The VL2 approach combines the following:
· Overlay: VL2 is an overlay where all traffic is encapsulated at the source end point and decapsulated destination end point. VL2 separates Location Addresses (PA) from Application Addresses (AA). PAs are the standard hierarchically assigned IP addresses used in the underlying physical network fabric. AAs are the addresses used by the application and the AAs form a single, flat layer 2 address space. Virtual machines can be moved anywhere in the network and still have the same AA. To the application it looks like a single, very-large subnet but, the physical transport network is a conventional layer 3 network with hierarchically assigned IP addresses and subnets. VL2 implements a single flat address space without requiring layer 2 extensions not present in commodity routers and without requiring protocol changes in the application.
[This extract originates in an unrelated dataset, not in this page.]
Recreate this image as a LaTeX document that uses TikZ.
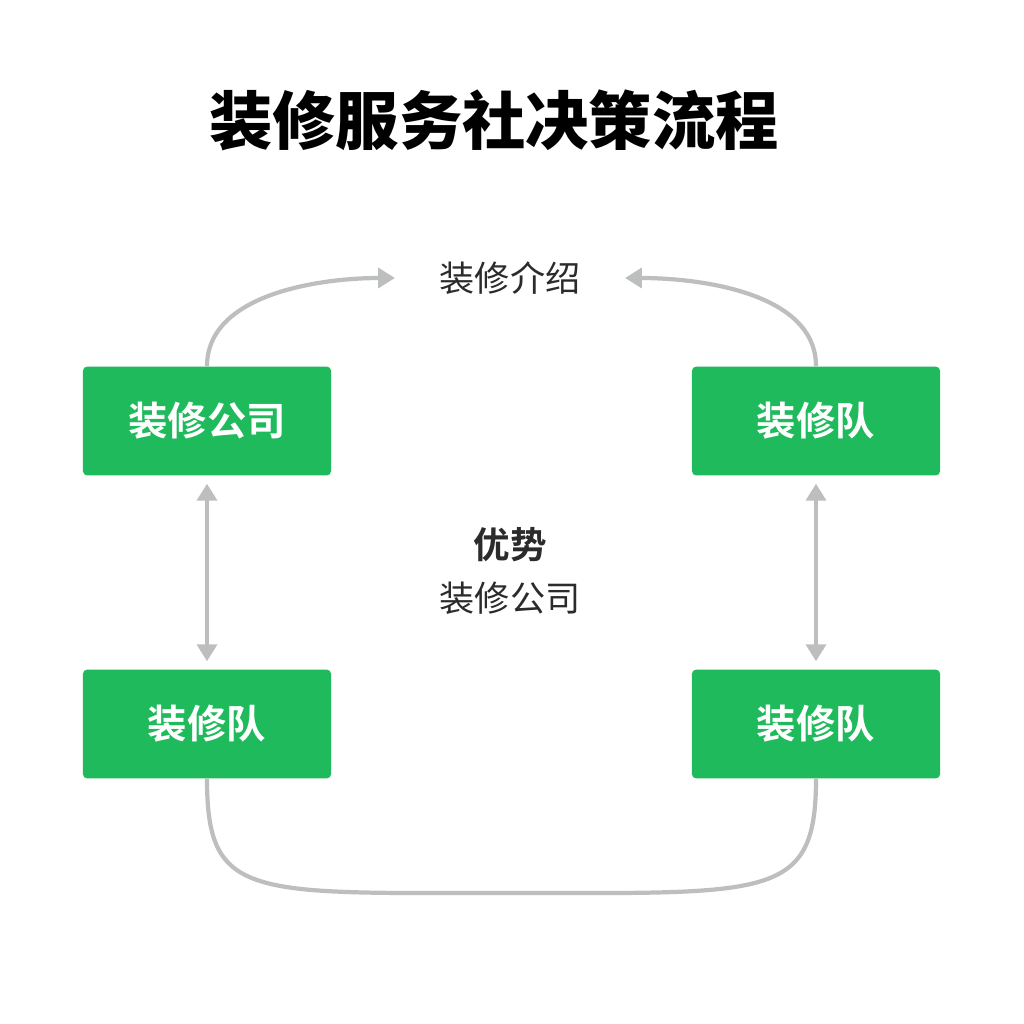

· Central Directory: The directory implements Application Address to Location Address lookup and back in a central directory which keeps the implementation simple, avoid broadcast domain scaling issues, and supports O(10^6) port scaling.
· Valiant Load Balancing: VLB is used to randomly spread flows over the multipath fabric. Entire flows are spread randomly rather than single packets in a fallow to ensure in-order delivery (all packets on a flow take the same path in the absence of link failure). The paper agrees that spreading packets rather than flows would yield more stable results in the presence of dissimilar flow sizes but experimental results suggest flow spreading may be an acceptable approximation.
If you are interested in digging deeper into the VL2 approach:
· The VL2 Paper: VL2: A Scalable and Flexible Data Center Network
· An excellent presentation both motivating and discussing VL2: Networking the Cloud
In my view, we are on the cusp of big changes in the networking world driven by the availability of high-radix, low-cost, commodity routers coupled with protocol innovations.